A business line of credit that you never draw on costs you nothing. But it gives you an emergency option if a slow quarter hits harder than expected. The SBA’s loan programs include options specifically designed for small businesses, including working capital lines and disaster-recovery loans that can be accessed during economic disruptions.
Don’t wait until you’re desperate to start this conversation with a lender. Apply from a position of strength.
Step 8: Stay Visible (Even When You Want to Go Quiet)
Many small business owners cut marketing during a recession. That’s understandable, but it’s often a mistake. When competitors go quiet, the businesses that stay visible gain market share.

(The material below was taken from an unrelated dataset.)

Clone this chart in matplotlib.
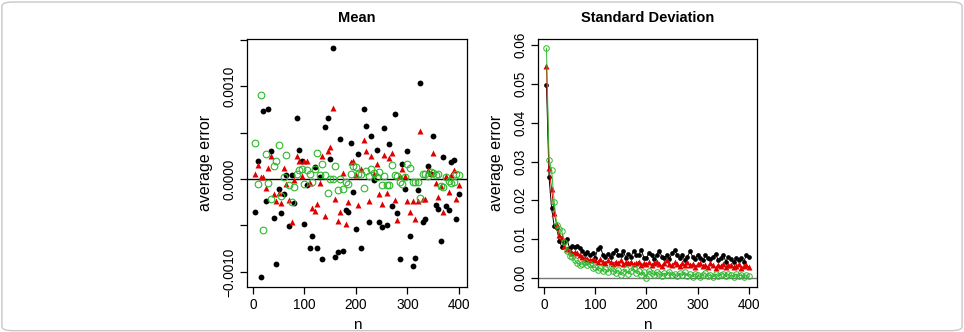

Customers still have needs during a recession. They’re just more careful about who they spend money with.
This doesn’t mean spending more on ads. It means staying consistent with the organic presence you’ve already built. Keep showing up on social media. Keep publishing content. Keep sending your newsletter. Maintain visibility at low cost so that when customers are ready to spend, you’re the first business they think of.
Recessions Reveal, They Don’t Create
Most of the businesses that fail in a recession were already fragile. The recession just accelerated what was coming. And most of the businesses that thrive were already building something solid. The recession just gave them room to grow into the space their competitors vacated.
Which category you fall into is largely determined before the recession hits. So don’t wait for the warning signs. Start now. Build the reserve. Know your numbers. Deepen your relationships. Map your scenarios.
The business owners who come out of a recession ahead are the ones who treated preparation as a competitive advantage, not a chore.